The National Student Clearinghouse Research Center recently published a report that focuses on the six-year completion outcomes of the fall 2014 cohort of beginning college students nationally and by state, and the eight-year completion outcomes of the fall 2012 cohort of beginning students, through June 2020. The national completion rate counts all students who enter postsecondary education for the first time every year, enrolling full-time or part-time at two-year or four-year institutions, and completing at any U.S. degree-granting institution. This includes those who complete after a transfer, not just at the institution where students first enrolled. These specifications allow results to more fully capture today’s students’ diverse pathways to success which involve mobility across institutions and across state lines, re-entry after stop-out, and changes in enrollment intensities. Among the key findings:

  • The national six-year overall completion rate has reached 60.1 percent after having made the smallest gain of the last five years.

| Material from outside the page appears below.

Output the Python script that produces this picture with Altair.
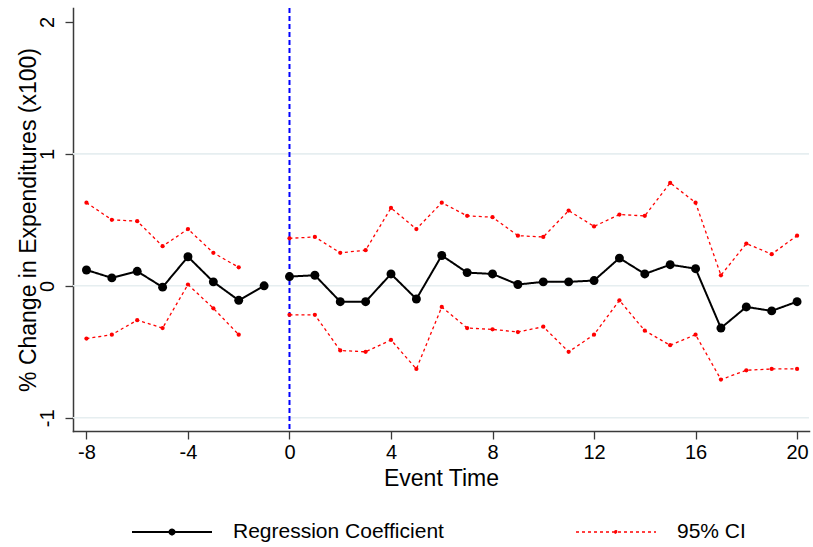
import altair as alt
import pandas as pd

# ---------------- data ----------------
event_time = list(range(-8, 21))
coef = [0.12, 0.06, 0.11, -0.01, 0.22, 0.03, -0.11, 0.00,
        0.07, 0.08, -0.12, -0.12, 0.09, -0.10, 0.23, 0.10, 0.09, 0.01,
        0.03, 0.03, 0.04, 0.21, 0.09, 0.16, 0.13, -0.32, -0.16, -0.19, -0.12]
ci_upper = [0.63, 0.50, 0.49, 0.30, 0.43, 0.25, 0.14, None,
            0.36, 0.37, 0.25, 0.27, 0.59, 0.43, 0.63, 0.53, 0.52, 0.38,
            0.37, 0.57, 0.45, 0.54, 0.53, 0.78, 0.63, 0.08, 0.32, 0.24, 0.38]
ci_lower = [-0.40, -0.37, -0.26, -0.32, 0.01, -0.17, -0.37, None,
            -0.22, -0.22, -0.49, -0.50, -0.41, -0.63, -0.16, -0.32, -0.33, -0.35,
            -0.31, -0.50, -0.37, -0.11, -0.34, -0.45, -0.37, -0.71, -0.64, -0.63, -0.63]
x_ticks = [-8, -4, 0, 4, 8, 12, 16, 20]
y_ticks = [-1, 0, 1, 2]
grid_vals = [-1, 0, 1]
event_line = [0]
series_names = ["Regression Coefficient", "95% CI"]

# ---------------- build long table ----------------
rows = []
for t, c, u, l in zip(event_time, coef, ci_upper, ci_lower):
    seg = "pre" if t < 0 else "post"
    rows.append({"t": t, "v": c, "series": series_names[0], "line": "coef-" + seg})
    if u is not None:
        rows.append({"t": t, "v": u, "series": series_names[1], "line": "up-" + seg})
    if l is not None:
        rows.append({"t": t, "v": l, "series": series_names[1], "line": "lo-" + seg})
df = pd.DataFrame(rows)
df_coef = df[df.series == series_names[0]]
df_ci = df[df.series == series_names[1]]

FONT = "Liberation Sans"
W, H = 736, 423
AX = "#3a3a3a"

xscale = alt.Scale(domain=[-8.53, 20.47], nice=False, zero=False)
yscale = alt.Scale(domain=[-1.10, 2.105], nice=False, zero=False)

xaxis = alt.Axis(values=x_ticks, title="Event Time", grid=False,
                 labelExpr="toString(datum.value)",
                 domainColor=AX, domainWidth=1.5, tickColor=AX, tickWidth=1.3,
                 tickSize=8, labelFontSize=20, labelPadding=3, labelFont=FONT,
                 labelColor="black", titleFont=FONT, titleFontSize=23,
                 titleFontWeight="normal", titleColor="black",
                 titleBaseline="alphabetic", titleY=54)
yaxis = alt.Axis(values=y_ticks, title="% Change in Expenditures (x100)", grid=False,
                 labelExpr="toString(datum.value)",
                 domainColor=AX, domainWidth=1.5, tickColor=AX, tickWidth=1.3,
                 tickSize=8, labelFontSize=20, labelPadding=12, labelFont=FONT,
                 labelAngle=270, labelAlign="center", labelBaseline="alphabetic",
                 labelColor="black", titleFont=FONT, titleFontSize=23,
                 titleFontWeight="normal", titleColor="black", titleAngle=270,
                 titleBaseline="alphabetic", titleAlign="center",
                 titleX=-38, titleY=H / 2)

grid = alt.Chart(pd.DataFrame({"g": grid_vals})).mark_rule(
    color="#E6EEF0", strokeWidth=1.6
).encode(y=alt.Y("g:Q", scale=yscale, axis=yaxis))

vline = alt.Chart(pd.DataFrame({"x0": event_line})).mark_rule(
    color="#0000FF", strokeWidth=2, strokeDash=[5, 3]
).encode(x=alt.X("x0:Q", scale=xscale, axis=xaxis))

big = "M-4,0H4M-0.25,0A0.25,0.25 0 1,1 0.25,0A0.25,0.25 0 1,1 -0.25,0Z"
small = "M-4,0H4M-0.14,0A0.14,0.14 0 1,1 0.14,0A0.14,0.14 0 1,1 -0.14,0Z"
rc = series_names[0]

legend = alt.Legend(
    title=None, orient="none", direction="horizontal", columns=2,
    legendX=59, legendY=513, padding=0, columnPadding=129,
    symbolSize=400, symbolOffset=29, labelOffset=50,
    labelFont=FONT, labelFontSize=21, labelColor="black", labelLimit=400,
    symbolType=alt.ExprRef(expr=f"datum.value == '{rc}' ? '{big}' : '{small}'"),
    symbolFillColor=alt.ExprRef(expr=f"datum.value == '{rc}' ? 'black' : 'red'"),
    symbolStrokeWidth=alt.ExprRef(expr=f"datum.value == '{rc}' ? 2 : 1.2"),
)

lines = alt.Chart(df).mark_line().encode(
    x=alt.X("t:Q", scale=xscale, axis=xaxis),
    y=alt.Y("v:Q", scale=yscale, axis=yaxis),
    detail="line:N",
    color=alt.Color("series:N", scale=alt.Scale(domain=series_names, range=["black", "red"]),
                    legend=legend),
    strokeDash=alt.StrokeDash("series:N", scale=alt.Scale(domain=series_names,
                                                          range=[[1, 0], [3, 3]]),
                              legend=legend),
    strokeWidth=alt.StrokeWidth("series:N", scale=alt.Scale(domain=series_names,
                                                            range=[2, 1.3]),
                                legend=None),
    order="t:Q",
)

pts_ci = alt.Chart(df_ci).mark_circle(color="red", size=18, opacity=1).encode(
    x=alt.X("t:Q", scale=xscale, axis=xaxis),
    y=alt.Y("v:Q", scale=yscale, axis=yaxis),
)
pts_coef = alt.Chart(df_coef).mark_circle(color="black", size=80, opacity=1).encode(
    x=alt.X("t:Q", scale=xscale, axis=xaxis),
    y=alt.Y("v:Q", scale=yscale, axis=yaxis),
)

chart = alt.layer(grid, vline, lines, pts_ci, pts_coef).properties(
    width=W, height=H,
    autosize=alt.AutoSizeParams(type="none"),
    padding={"left": 73, "top": 8, "right": 4, "bottom": 116},
    background="white",
).configure_view(stroke=None).configure_axis(
    domainCap="square"
)

chart.save("out.html", embed_options={"renderer": "svg", "actions": False})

    • The six-year completion rate appears to have reached a plateau and has stalled largely because traditional-aged students and community college starters have lost ground.
  • The national eight-year completion rate fell for the first time in three years, by 0.5 percentage points to 61.3 percent. 
    • The marginal increase in completion rates that arose from a student’s additional two years of study, between the sixth- and eighth-year, shrunk.
  • Community colleges are the only institution type to experience a drop in the six-year completion rate, reversing the upward trends over the previous two cohort years. 
    • Private nonprofit four-year institutions made a 0.2 percentage point gain, while public four-year colleges improved by 0.7 percentage points. 
    • For-profit four-year institution completion rates jumped 3.1 percentage points, which marks a combined increase of over 10 percentage points in the last four years. This 10-year increase, however, has little impact on the national rate, as less than 2 percent of the entire six-year cohort starts at a for-profit four-year college.
  • The six-year completion rate of community college starters declined for Hispanic and Black students despite previous growth. 
    • Only Asian students made gains, whose rate improved by 1.3 percentage points.
    • Black students who started at public four-year institutions made stronger gains in their six-year completion rates than white students.
  • Traditional aged student completion rates have declined after having increased for four straight years. On the contrary, adult students continue to make progress. Men’s completion rates have been improving more than women’s.
  • Similar to national trends, the six-year completion rate was slow to improve at the state level, with more states experiencing a decline than last year. These declines are largely due to decreased completion at community colleges in many states.